Hukum makan ulat dalam Islam bergantung pada jenis ulat, cara memperoleh ulat tersebut, dan konteks konsumsinya. Berikut adalah penjelasan secara umum:
1. Ulat sebagai Bagian dari Makanan
Ulat dalam Buah atau Sayuran: Jika ulat ditemukan di dalam buah atau sayuran yang halal dimakan, hukumnya adalah halal selama ulat tersebut tidak terpisah dari buah/sayurannya ketika dimakan. Namun, jika ulat tersebut dipisahkan, maka perlu dipastikan bahwa ulat itu sendiri dianggap suci dan halal.
Dalam mazhab Syafi'i, ulat dalam makanan yang berasal dari tempat yang halal (seperti buah-buahan) dihukumi mengikuti hukum asal makanannya, yakni halal.
2. Ulat Sebagai Makanan Tersendiri
Ulat termasuk hewan yang tidak memiliki darah yang mengalir. Oleh karena itu, para ulama berbeda pendapat.
Mazhab Maliki: Membolehkan makan ulat selama berasal dari tempat yang suci dan tidak menimbulkan mudarat.

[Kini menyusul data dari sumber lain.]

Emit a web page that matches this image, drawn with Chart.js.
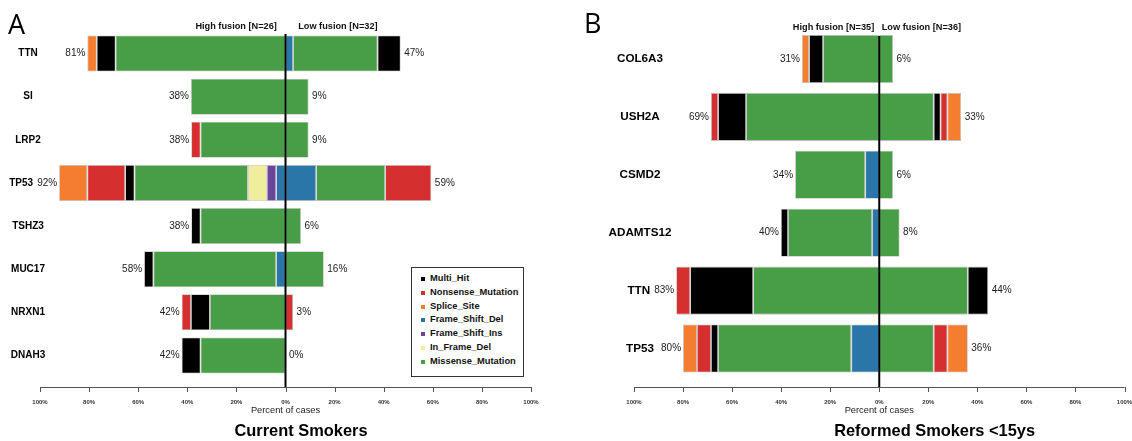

Mazhab Syafi’i dan Hambali: Melarang makan ulat jika disengaja dikonsumsi secara terpisah, karena dianggap menjijikkan (khabis).
Mazhab Hanafi: Lebih cenderung memakruhkan makan ulat.
3. Ulat Sebagai Sumber Protein
Jika ulat dibudidayakan atau dikonsumsi sebagai sumber makanan (seperti ulat sagu atau ulat tepung), maka hukumnya tergantung pada:
Cara Penyembelihan: Jika hewan tersebut memerlukan penyembelihan (misalnya, ukurannya besar), maka harus disembelih secara syar’i. Jika tidak memerlukan penyembelihan (karena kecil), maka hanya perlu dipastikan bahwa ulat itu berasal dari lingkungan yang suci.
Tidak Menimbulkan Bahaya: Jika ulat aman dikonsumsi dan tidak berbahaya bagi tubuh, maka sebagian ulama membolehkan.
Kesimpulan
Hukum makan ulat tergantung pada kondisi dan keyakinan masing-masing mazhab. Sebaiknya, konsultasikan dengan ulama setempat atau otoritas agama yang lebih memahami konteks lokal untuk mendapatkan kepastian hukum.